[Rows from a dataset of charts and code]

-=-=-=-=-

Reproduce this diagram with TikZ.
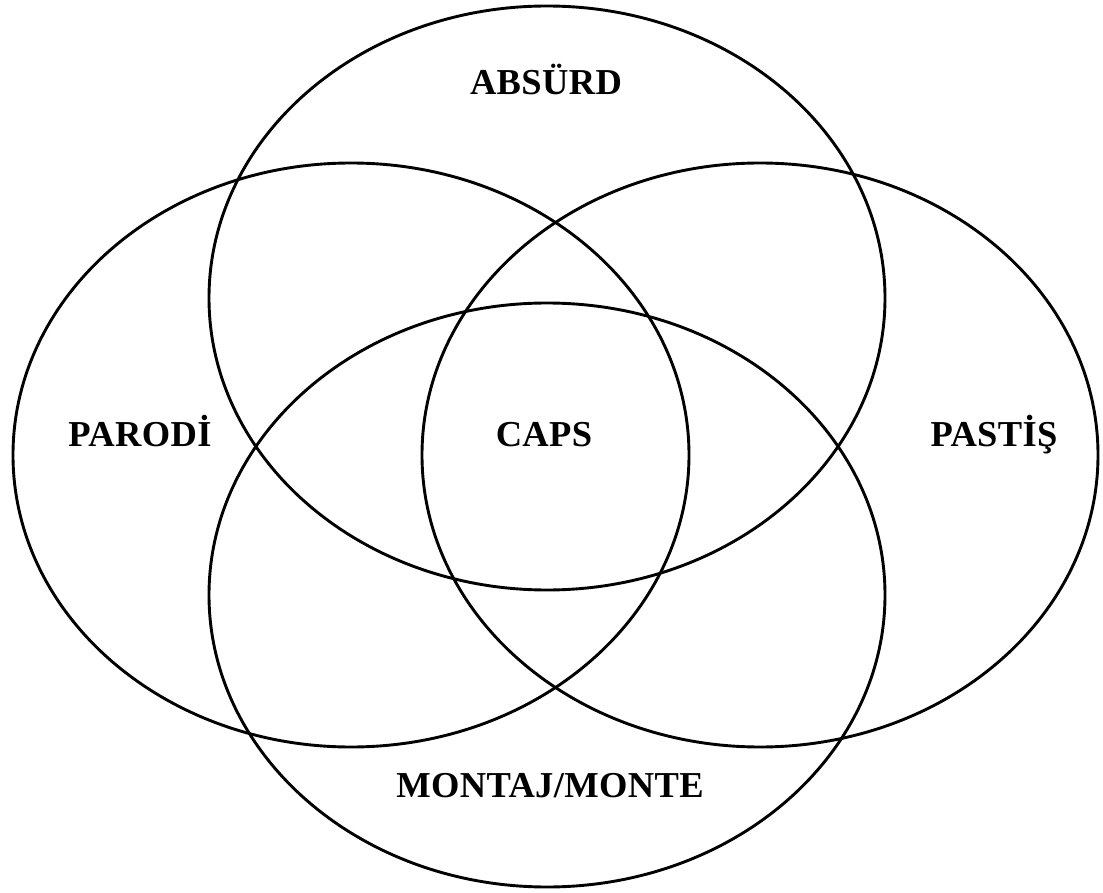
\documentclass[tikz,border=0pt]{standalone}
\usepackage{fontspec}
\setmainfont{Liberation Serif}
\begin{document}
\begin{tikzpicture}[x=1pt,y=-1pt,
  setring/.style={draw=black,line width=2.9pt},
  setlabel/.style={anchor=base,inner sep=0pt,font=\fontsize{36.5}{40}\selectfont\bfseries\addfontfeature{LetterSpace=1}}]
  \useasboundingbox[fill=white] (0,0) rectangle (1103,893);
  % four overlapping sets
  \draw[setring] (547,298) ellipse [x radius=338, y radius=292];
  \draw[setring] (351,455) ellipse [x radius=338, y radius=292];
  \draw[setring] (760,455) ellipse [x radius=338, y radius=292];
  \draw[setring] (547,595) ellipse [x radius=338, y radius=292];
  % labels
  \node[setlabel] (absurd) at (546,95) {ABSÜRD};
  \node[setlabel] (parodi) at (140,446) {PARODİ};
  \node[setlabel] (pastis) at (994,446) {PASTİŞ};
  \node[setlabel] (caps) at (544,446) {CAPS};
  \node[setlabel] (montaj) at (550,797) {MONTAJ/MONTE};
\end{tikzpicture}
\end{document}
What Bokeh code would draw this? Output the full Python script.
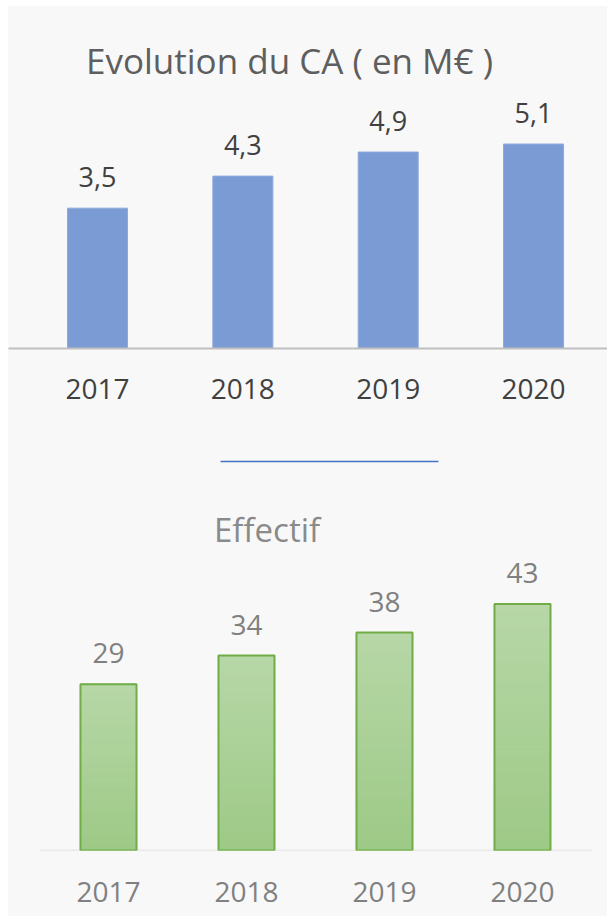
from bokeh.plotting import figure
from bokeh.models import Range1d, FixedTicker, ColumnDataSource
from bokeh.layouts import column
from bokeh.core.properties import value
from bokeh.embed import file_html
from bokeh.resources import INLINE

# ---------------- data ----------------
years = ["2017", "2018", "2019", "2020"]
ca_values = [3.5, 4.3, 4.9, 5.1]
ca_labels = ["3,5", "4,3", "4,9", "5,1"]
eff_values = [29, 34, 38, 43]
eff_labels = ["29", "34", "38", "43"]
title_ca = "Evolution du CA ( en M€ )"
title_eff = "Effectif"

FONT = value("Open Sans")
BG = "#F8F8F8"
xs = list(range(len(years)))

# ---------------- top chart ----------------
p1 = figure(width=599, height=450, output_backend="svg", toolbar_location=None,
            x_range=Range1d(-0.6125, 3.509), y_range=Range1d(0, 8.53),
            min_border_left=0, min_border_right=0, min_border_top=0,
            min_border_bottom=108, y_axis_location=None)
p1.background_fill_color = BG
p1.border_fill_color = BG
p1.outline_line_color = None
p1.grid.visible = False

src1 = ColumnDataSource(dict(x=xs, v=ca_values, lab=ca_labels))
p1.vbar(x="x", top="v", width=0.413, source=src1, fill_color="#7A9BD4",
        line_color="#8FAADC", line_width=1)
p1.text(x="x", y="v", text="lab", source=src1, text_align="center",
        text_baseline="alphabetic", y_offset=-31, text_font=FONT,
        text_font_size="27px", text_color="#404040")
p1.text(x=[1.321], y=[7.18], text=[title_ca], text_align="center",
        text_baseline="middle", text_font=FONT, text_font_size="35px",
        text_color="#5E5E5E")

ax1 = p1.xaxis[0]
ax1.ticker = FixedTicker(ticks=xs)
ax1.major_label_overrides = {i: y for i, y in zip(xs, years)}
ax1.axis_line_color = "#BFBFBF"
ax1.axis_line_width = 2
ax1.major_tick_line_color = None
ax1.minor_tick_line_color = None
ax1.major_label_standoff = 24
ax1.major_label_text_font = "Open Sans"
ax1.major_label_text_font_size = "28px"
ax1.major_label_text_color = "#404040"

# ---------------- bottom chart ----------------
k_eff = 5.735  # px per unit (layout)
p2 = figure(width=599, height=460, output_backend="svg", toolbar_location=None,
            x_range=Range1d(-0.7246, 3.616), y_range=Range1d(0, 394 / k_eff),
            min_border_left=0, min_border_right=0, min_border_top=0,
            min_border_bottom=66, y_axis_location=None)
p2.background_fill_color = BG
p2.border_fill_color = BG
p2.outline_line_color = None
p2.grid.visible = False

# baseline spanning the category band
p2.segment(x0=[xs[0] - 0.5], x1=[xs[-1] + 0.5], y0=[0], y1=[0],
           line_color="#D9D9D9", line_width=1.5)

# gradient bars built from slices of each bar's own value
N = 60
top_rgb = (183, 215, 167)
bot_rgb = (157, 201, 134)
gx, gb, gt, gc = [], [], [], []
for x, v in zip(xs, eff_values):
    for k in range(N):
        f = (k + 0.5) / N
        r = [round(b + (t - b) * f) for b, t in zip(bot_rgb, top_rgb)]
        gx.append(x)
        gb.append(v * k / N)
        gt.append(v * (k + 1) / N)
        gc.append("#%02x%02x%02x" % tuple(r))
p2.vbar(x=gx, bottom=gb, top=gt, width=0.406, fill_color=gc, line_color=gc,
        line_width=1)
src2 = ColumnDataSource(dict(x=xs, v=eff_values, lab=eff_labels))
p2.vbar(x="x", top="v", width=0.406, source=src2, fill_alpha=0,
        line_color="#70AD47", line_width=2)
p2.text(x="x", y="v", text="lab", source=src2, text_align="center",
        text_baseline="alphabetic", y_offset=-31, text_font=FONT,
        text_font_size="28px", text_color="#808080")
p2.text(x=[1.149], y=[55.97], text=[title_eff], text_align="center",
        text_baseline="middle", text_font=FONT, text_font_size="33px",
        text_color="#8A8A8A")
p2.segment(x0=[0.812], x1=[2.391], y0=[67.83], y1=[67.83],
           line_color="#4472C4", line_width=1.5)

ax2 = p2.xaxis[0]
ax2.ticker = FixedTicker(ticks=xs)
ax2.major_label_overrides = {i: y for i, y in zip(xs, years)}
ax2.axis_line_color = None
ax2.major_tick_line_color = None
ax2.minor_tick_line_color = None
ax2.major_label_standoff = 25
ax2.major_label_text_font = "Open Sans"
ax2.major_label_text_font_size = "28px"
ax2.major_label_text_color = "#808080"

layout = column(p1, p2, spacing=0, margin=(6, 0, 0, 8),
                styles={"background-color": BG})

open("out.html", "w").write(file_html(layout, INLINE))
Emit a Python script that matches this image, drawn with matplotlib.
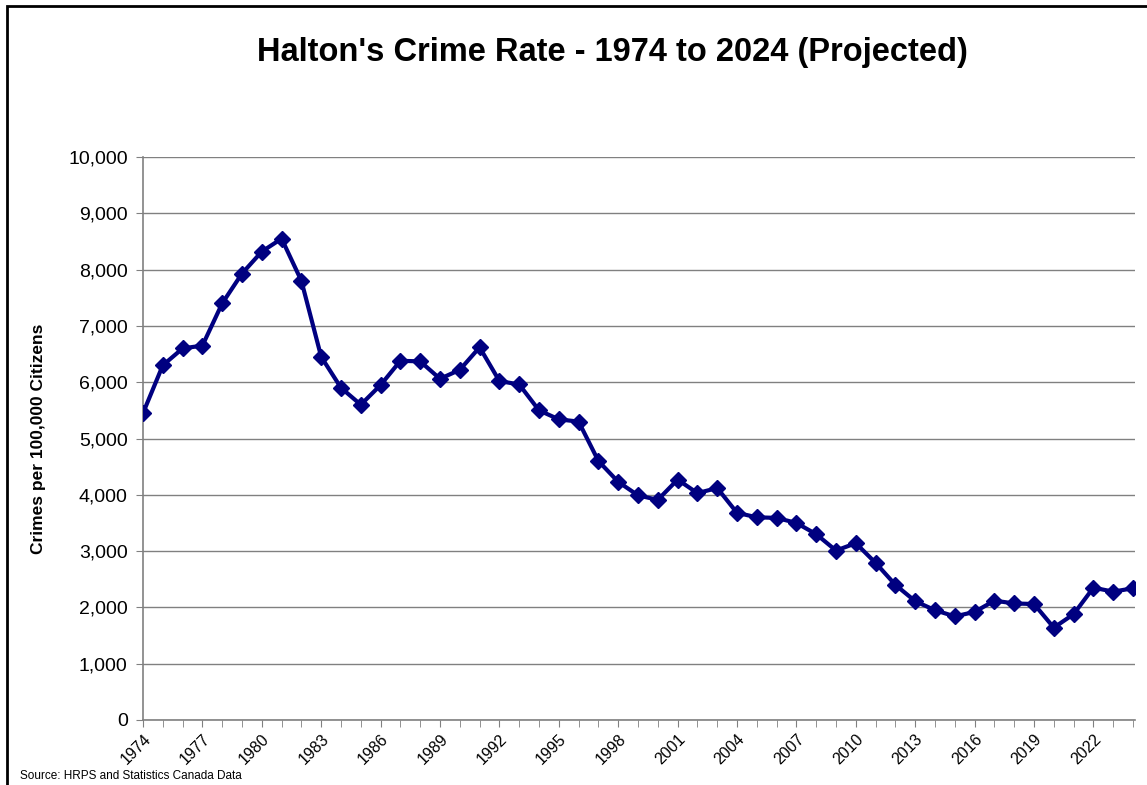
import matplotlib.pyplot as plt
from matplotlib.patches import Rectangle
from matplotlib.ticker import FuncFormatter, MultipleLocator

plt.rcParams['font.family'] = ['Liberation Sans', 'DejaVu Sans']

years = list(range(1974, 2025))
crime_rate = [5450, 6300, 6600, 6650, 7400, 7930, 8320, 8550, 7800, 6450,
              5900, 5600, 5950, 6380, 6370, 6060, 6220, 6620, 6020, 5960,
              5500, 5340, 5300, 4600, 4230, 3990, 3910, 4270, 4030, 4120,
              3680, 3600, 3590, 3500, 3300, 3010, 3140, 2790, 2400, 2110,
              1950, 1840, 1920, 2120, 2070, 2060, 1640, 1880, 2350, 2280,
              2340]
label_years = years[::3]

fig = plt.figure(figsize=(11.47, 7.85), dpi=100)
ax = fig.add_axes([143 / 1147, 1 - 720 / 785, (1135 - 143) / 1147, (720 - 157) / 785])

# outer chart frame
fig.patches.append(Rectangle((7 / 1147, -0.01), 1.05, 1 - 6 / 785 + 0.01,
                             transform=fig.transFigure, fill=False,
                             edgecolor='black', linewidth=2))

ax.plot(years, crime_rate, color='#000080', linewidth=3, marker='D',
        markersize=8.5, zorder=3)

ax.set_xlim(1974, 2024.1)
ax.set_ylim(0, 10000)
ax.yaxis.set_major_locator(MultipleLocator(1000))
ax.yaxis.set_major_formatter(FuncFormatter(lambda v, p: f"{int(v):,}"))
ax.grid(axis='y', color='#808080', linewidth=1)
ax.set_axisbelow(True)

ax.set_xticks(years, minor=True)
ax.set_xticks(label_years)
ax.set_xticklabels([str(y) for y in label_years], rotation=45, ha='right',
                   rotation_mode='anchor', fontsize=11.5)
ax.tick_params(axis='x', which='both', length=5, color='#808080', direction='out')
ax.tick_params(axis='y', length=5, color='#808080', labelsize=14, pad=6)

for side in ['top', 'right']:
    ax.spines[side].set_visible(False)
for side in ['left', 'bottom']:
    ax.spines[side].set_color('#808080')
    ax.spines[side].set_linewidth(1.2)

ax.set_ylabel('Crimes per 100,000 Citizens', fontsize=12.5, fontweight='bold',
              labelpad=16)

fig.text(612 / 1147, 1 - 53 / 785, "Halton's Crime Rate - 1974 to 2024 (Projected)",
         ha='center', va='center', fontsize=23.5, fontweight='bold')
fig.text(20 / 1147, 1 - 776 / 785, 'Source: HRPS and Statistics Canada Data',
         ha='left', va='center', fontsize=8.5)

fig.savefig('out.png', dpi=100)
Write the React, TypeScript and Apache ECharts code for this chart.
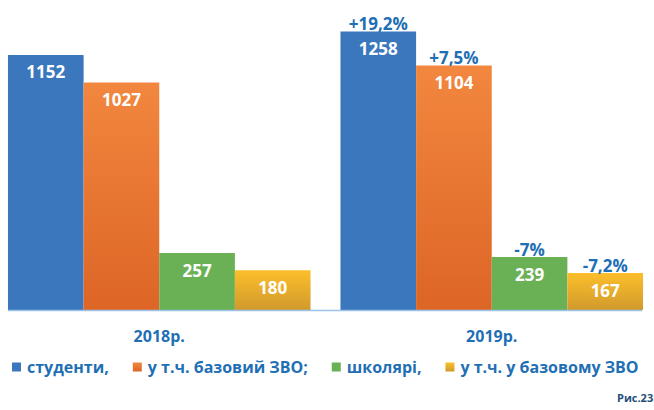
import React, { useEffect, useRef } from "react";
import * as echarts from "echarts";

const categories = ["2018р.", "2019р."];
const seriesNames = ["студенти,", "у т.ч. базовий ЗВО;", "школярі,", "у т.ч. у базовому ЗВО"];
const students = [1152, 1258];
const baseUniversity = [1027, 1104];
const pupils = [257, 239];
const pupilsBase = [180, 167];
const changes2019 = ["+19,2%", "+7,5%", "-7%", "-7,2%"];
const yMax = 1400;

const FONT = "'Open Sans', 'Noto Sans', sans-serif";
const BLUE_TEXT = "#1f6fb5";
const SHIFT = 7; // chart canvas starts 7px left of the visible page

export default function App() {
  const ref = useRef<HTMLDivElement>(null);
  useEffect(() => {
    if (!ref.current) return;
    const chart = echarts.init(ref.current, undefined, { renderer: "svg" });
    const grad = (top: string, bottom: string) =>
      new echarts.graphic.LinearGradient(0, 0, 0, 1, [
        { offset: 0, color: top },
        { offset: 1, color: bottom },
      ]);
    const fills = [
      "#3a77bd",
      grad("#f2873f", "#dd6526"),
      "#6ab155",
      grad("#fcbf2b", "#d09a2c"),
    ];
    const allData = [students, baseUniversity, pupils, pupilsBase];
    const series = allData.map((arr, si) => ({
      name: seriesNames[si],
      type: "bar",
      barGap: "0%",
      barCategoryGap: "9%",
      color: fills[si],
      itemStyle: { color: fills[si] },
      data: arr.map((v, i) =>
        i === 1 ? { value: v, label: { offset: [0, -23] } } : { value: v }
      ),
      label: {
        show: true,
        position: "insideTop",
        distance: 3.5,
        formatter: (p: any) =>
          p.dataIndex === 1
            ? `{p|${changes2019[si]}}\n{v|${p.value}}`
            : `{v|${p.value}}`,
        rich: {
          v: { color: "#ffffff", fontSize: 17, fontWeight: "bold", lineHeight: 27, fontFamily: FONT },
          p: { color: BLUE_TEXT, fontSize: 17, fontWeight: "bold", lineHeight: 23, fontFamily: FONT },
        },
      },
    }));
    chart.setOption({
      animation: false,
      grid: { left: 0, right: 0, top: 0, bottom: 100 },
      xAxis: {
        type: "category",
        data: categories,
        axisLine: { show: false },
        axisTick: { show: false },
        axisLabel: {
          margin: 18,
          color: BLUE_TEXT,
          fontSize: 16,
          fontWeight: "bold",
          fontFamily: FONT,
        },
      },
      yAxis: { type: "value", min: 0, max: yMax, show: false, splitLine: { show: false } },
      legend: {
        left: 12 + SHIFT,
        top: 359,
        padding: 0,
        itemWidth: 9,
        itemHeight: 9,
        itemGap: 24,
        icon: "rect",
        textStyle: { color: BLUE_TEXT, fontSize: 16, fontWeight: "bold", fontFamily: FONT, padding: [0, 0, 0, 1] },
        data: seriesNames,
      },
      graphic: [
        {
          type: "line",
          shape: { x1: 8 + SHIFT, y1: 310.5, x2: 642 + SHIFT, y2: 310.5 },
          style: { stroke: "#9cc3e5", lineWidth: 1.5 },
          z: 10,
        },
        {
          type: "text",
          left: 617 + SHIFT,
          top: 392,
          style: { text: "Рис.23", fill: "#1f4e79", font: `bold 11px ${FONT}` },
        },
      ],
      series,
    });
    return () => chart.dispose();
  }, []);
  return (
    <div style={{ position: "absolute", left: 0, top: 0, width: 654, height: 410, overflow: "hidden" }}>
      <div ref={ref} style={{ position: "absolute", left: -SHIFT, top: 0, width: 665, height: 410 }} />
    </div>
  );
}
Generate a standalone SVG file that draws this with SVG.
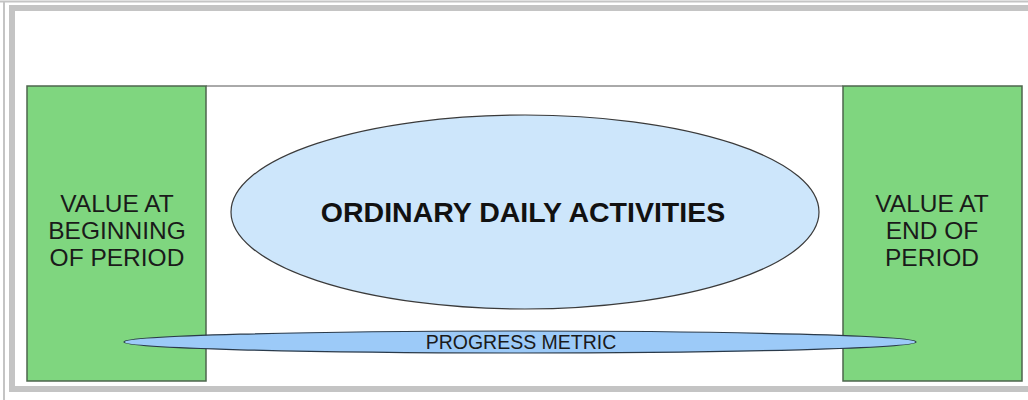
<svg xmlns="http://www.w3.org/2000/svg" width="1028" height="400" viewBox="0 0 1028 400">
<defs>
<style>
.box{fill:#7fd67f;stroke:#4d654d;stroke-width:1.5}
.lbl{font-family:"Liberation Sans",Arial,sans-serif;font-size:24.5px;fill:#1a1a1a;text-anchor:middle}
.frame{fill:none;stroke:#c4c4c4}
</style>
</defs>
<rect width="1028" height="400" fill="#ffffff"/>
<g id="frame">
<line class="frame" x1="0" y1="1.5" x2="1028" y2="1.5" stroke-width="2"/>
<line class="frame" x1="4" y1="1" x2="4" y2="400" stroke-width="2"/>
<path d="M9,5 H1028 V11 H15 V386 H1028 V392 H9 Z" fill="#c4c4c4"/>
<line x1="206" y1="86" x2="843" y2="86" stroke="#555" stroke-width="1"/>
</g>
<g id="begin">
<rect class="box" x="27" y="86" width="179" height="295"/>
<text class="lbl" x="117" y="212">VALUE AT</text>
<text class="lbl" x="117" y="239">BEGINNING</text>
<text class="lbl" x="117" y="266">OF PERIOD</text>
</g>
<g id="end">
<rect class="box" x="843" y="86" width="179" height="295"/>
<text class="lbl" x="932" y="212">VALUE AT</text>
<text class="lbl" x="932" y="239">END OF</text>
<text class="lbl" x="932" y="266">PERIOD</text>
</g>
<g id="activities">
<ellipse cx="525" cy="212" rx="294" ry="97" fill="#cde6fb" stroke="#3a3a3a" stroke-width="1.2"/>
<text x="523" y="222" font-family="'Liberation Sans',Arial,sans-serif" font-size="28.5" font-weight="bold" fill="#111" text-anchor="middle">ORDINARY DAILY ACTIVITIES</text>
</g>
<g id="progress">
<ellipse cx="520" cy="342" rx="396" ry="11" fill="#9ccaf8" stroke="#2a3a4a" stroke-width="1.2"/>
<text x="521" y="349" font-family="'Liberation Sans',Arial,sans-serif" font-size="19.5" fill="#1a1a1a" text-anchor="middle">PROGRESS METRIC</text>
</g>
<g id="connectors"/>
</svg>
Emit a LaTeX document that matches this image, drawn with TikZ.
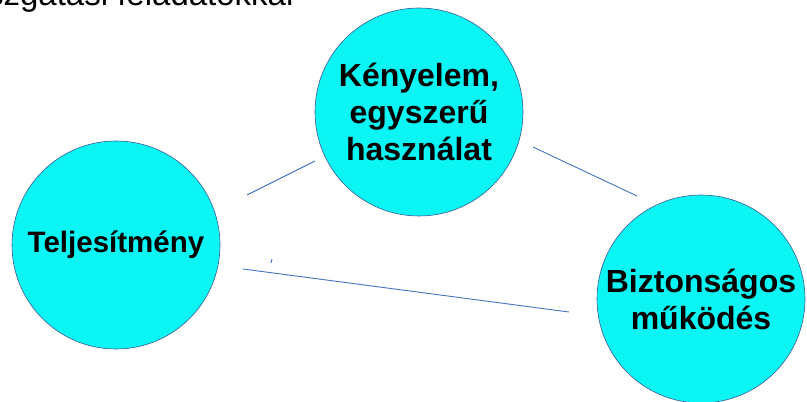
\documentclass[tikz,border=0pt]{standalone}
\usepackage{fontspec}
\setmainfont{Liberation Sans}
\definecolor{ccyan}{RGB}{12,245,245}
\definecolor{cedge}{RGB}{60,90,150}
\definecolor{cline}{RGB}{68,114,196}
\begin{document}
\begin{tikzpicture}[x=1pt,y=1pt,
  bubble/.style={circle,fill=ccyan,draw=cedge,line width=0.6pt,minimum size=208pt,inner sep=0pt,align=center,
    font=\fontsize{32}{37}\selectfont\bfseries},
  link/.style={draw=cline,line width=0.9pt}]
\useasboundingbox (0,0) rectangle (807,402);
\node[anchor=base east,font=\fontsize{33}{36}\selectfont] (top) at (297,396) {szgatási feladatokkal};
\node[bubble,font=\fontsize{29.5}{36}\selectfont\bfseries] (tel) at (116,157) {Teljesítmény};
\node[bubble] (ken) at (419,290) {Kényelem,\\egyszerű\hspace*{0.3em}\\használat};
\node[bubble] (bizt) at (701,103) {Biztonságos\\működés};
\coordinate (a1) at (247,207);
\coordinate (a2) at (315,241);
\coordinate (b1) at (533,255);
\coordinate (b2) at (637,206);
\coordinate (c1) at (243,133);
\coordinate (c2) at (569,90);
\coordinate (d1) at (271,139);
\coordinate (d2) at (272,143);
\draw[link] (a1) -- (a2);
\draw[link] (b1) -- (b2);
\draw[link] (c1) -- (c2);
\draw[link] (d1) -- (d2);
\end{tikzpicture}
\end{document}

-=-=-=-=-

- Request
From the data above, copy each line that has the string "drawn".

- Solution to this problem
Emit a Python script that matches this image, drawn with matplotlib.
Emit a LaTeX document that matches this image, drawn with TikZ.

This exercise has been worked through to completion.